Il faut en premier lieu constater la belle et continue mobilisation des libraires pour communiquer leurs choix. Selon l’institut I+C, qui recueille par téléphone les informations, l’accueil réservé à cette enquête par les interviewés est particulièrement positif et suscite une réelle implication de leur part. Le deuxième niveau de librairie affiche même depuis 2005 une participation de plus en plus active qui témoigne sans doute de l’évolution qualitative de ce circuit.
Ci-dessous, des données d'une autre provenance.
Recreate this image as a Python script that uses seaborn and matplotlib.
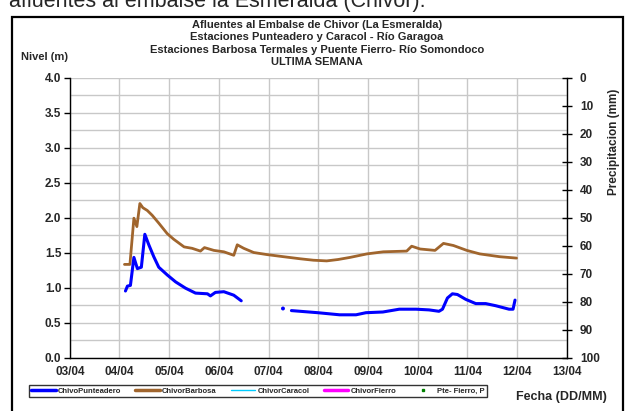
import numpy as np
import pandas as pd
import matplotlib

matplotlib.use("Agg")
import matplotlib.pyplot as plt
import matplotlib.dates as mdates
from matplotlib.lines import Line2D
from matplotlib.patches import Rectangle
import seaborn as sns

# day of April (fractional) and level in metres
barbosa_day = [4.10, 4.21, 4.29, 4.35, 4.41, 4.47, 4.56, 4.66, 4.79, 4.96, 5.09, 5.30, 5.46,
               5.63, 5.71, 5.90, 6.10, 6.30, 6.37, 6.50, 6.70, 6.97, 7.30, 7.64, 7.90, 8.17,
               8.40, 8.64, 8.98, 9.31, 9.78, 9.88, 10.05, 10.35, 10.52, 10.72, 10.99, 11.25,
               11.65, 11.99]
barbosa_level = [1.33, 1.33, 1.99, 1.87, 2.20, 2.14, 2.10, 2.03, 1.92, 1.77, 1.69, 1.58, 1.56,
                 1.52, 1.57, 1.53, 1.51, 1.46, 1.61, 1.56, 1.50, 1.47, 1.44, 1.41, 1.39, 1.38,
                 1.40, 1.43, 1.48, 1.51, 1.52, 1.59, 1.55, 1.53, 1.63, 1.60, 1.53, 1.48,
                 1.44, 1.42]

punteadero_day_a = [4.12, 4.16, 4.22, 4.29, 4.36, 4.44, 4.51, 4.59, 4.69, 4.79, 4.96, 5.13,
                    5.33, 5.53, 5.77, 5.83, 5.93, 6.10, 6.30, 6.45]
punteadero_level_a = [0.95, 1.02, 1.03, 1.43, 1.27, 1.29, 1.76, 1.61, 1.44, 1.29, 1.18, 1.08,
                      0.99, 0.92, 0.91, 0.88, 0.93, 0.94, 0.89, 0.81]
punteadero_day_b = [7.46, 7.99, 8.43, 8.76, 8.96, 9.30, 9.63, 9.97, 10.23, 10.43, 10.50, 10.60,
                    10.70, 10.80, 10.97, 11.17, 11.37, 11.57, 11.84, 11.92, 11.96]
punteadero_level_b = [0.67, 0.64, 0.61, 0.61, 0.64, 0.65, 0.69, 0.69, 0.68, 0.66, 0.69, 0.85,
                      0.91, 0.90, 0.83, 0.77, 0.77, 0.74, 0.69, 0.69, 0.82]
punteadero_lone_day = [7.29]
punteadero_lone_level = [0.70]

legend_names = ["ChivoPunteadero", "ChivorBarbosa", "ChivorCaracol", "ChivorFierro", "Pte- Fierro, P"]
title_lines = [
    "Afluentes al Embalse de Chivor (La Esmeralda)",
    "Estaciones Punteadero y Caracol - Río Garagoa",
    "Estaciones Barbosa Termales y Puente Fierro- Río Somondoco",
    "ULTIMA SEMANA",
]

BLUE = "#0000FF"
BROWN = "#A0652D"
START = pd.Timestamp("2014-04-01")


def to_dates(days):
    return START + pd.to_timedelta(np.array(days) - 1, unit="D")


sns.set_style("white")
plt.rcParams["font.family"] = ["Liberation Sans", "DejaVu Sans"]
plt.rcParams["font.weight"] = "bold"

fig = plt.figure(figsize=(6.3, 4.11), dpi=100)
ax = fig.add_axes([69.8 / 630, 1 - 357.5 / 411, (566.7 - 69.8) / 630, (357.5 - 77.5) / 411])

barbosa = pd.DataFrame({"fecha": to_dates(barbosa_day), "nivel": barbosa_level})
punteadero = pd.concat([
    pd.DataFrame({"fecha": to_dates(punteadero_day_a), "nivel": punteadero_level_a, "seg": 0}),
    pd.DataFrame({"fecha": to_dates(punteadero_day_b), "nivel": punteadero_level_b, "seg": 1}),
])

sns.lineplot(data=barbosa, x="fecha", y="nivel", color=BROWN, lw=2.0, ax=ax, zorder=3)
sns.lineplot(data=punteadero, x="fecha", y="nivel", units="seg", estimator=None,
             color=BLUE, lw=2.2, ax=ax, zorder=4)
sns.scatterplot(x=to_dates(punteadero_lone_day), y=punteadero_lone_level, color=BLUE,
                s=8, marker="o", edgecolor="none", ax=ax, zorder=4)

ax.set_xlim(to_dates([3])[0], to_dates([13])[0])
ax.set_ylim(0, 4)
ax.xaxis.set_major_locator(mdates.DayLocator())
ax.xaxis.set_major_formatter(mdates.DateFormatter("%d/%m"))
ax.set_yticks(np.arange(0, 4.01, 0.5))
ax.set_yticks(np.arange(0.25, 4.0, 0.5), minor=True)
ax.yaxis.set_major_formatter(matplotlib.ticker.FormatStrFormatter("%.1f"))
ax.grid(True, which="both", color="#c8c8c8", lw=1.0)
ax.set_axisbelow(True)
ax.set_xlabel("")
ax.set_ylabel("")
for side in ["top", "right"]:
    ax.spines[side].set_visible(False)
for side in ["left", "bottom"]:
    ax.spines[side].set_color("black")
    ax.spines[side].set_linewidth(1.0)
ax.tick_params(axis="both", which="major", direction="out", length=4, width=1,
               color="black", labelsize=8.5, pad=2)
ax.tick_params(axis="y", which="minor", length=0)
for lbl in ax.get_xticklabels() + ax.get_yticklabels():
    lbl.set_fontweight("bold")

ax2 = ax.twinx()
ax2.set_ylim(100, 0)
ax2.set_yticks(np.arange(0, 101, 10))
for side in ["top", "left", "bottom"]:
    ax2.spines[side].set_visible(False)
ax2.spines["right"].set_color("black")
ax2.spines["right"].set_linewidth(1.0)
ax2.tick_params(axis="y", direction="inout", length=7, width=1, color="black",
                labelsize=8.5, pad=6)
for lbl in ax2.get_yticklabels():
    lbl.set_fontweight("bold")
ax2.set_ylabel("Precipitacion (mm)", fontsize=8.5, fontweight="bold")
ax2.yaxis.set_label_coords(1.083, 0.77)

for i, line in enumerate(title_lines):
    fig.text(0.503, 1 - (25 + 12.3 * i) / 411, line, ha="center", va="center",
             fontsize=8, fontweight="bold")
fig.text(21 / 630, 1 - 57 / 411, "Nivel (m)", ha="left", va="center", fontsize=8, fontweight="bold")
fig.text(561 / 630, 1 - 397 / 411, "Fecha (DD/MM)", ha="center", va="center",
         fontsize=9, fontweight="bold")

handles = [
    Line2D([], [], color=BLUE, lw=2.5),
    Line2D([], [], color=BROWN, lw=2.5),
    Line2D([], [], color="#00CCFF", lw=1.0),
    Line2D([], [], color="#FF00FF", lw=2.5),
    Line2D([], [], color="#008000", lw=0, marker="s", markersize=1.8),
]
leg = fig.legend(handles, legend_names, loc="center", ncol=5,
                 bbox_to_anchor=(258 / 630, 1 - 391 / 411),
                 frameon=True, fancybox=False, handlelength=3.2, columnspacing=1.85,
                 handletextpad=0.3, borderpad=0.35, prop={"size": 5.5, "weight": "bold"})
leg.get_frame().set_edgecolor("black")
leg.get_frame().set_linewidth(1.0)

fig.text(9 / 630, 1 - 7 / 411, "afluentes al embalse la Esmeralda (Chivor).",
         ha="left", va="baseline", fontsize=15.5, fontweight="normal")

fig.add_artist(Rectangle((12 / 630, -0.02), (623 - 12) / 630, 1 - 16.7 / 411 + 0.02,
                         transform=fig.transFigure, fill=False, edgecolor="black", lw=1.6))

fig.savefig("out.png", dpi=100)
Concernant le palmarès lui-même, il apparaît chaque année comme un savant mélange entre exigences littéraire et commerciale, avec une fidélité évidente à certains auteurs et certaines maisons. Sur la période 2005-2015, en dépit d’une production moyenne de quelque 600 nouveautés littéraires chaque automne, on retrouve, parmi les lauréats, deux fois Philippe Claudel, Laurent Gaudé, Delphine de Vigan et Toni Morrison. Mais à côté des chouchous, on compte aussi chaque fois une poignée de premiers romans. Parmi eux certains font même l’objet d’un véritable plébiscite et s’imposent comme lauréats. En littérature française, Jonathan Littell fait, certes, figure d’exception, mais, en littérature étrangère, trois romanciers traduits pour la première fois en français ont occupé la première place du podium : Nicole Krauss en 2006, Sasa Stanisi en 2008 et Sofi Oksanen en 2010.

Cote d’amour

Dans le même esprit, parmi les 20 premiers titres de chaque palmarès, on constate que les jeux sont nettement plus ouverts en littérature étrangère. Chez les Français, la palme des auteurs cités revient, haut la main, à Amélie Nothomb. Imbattable toutes nationalités confondues, elle apparaît dans tous les classements annuels. La performance est bien sûr liée au rythme de production de l’auteure, mais elle est néanmoins remarquable. En littérature étrangère, le plus cité est nettement plus inattendu puisqu’il s’agit de la discrète écrivaine turque Elif Shafak, qui coiffe au poteau Colum McCann et Jim Harrison. Apparue dans notre classement dès son premier roman traduit en français, La bâtarde d’Istanbul, Elif Shafak a continué, au fil de ses parutions, à séduire les libraires de manière plus ou moins significative. Témoignant d’une attention particulière pour les nouveaux talents en littérature étrangère, ces derniers ont de la même façon plébiscité sur plusieurs années l’Indien Tarun Tejpal et l’Américain né en Ethiopie Dinaw Mengestu, découverts respectivement en 2005 et en 2007 avec leur premier roman, Loin de Chandigarh et Les belles choses que porte le ciel.

Au-delà des titres et des auteurs, le palmarès fait apparaître la cote d’amour des éditeurs auprès des libraires, avec dans le tiercé gagnant Actes Sud, Gallimard et Albin Michel, trois maisons indépendantes attentives à la librairie. Comme quoi, rien n’est totalement fortuit.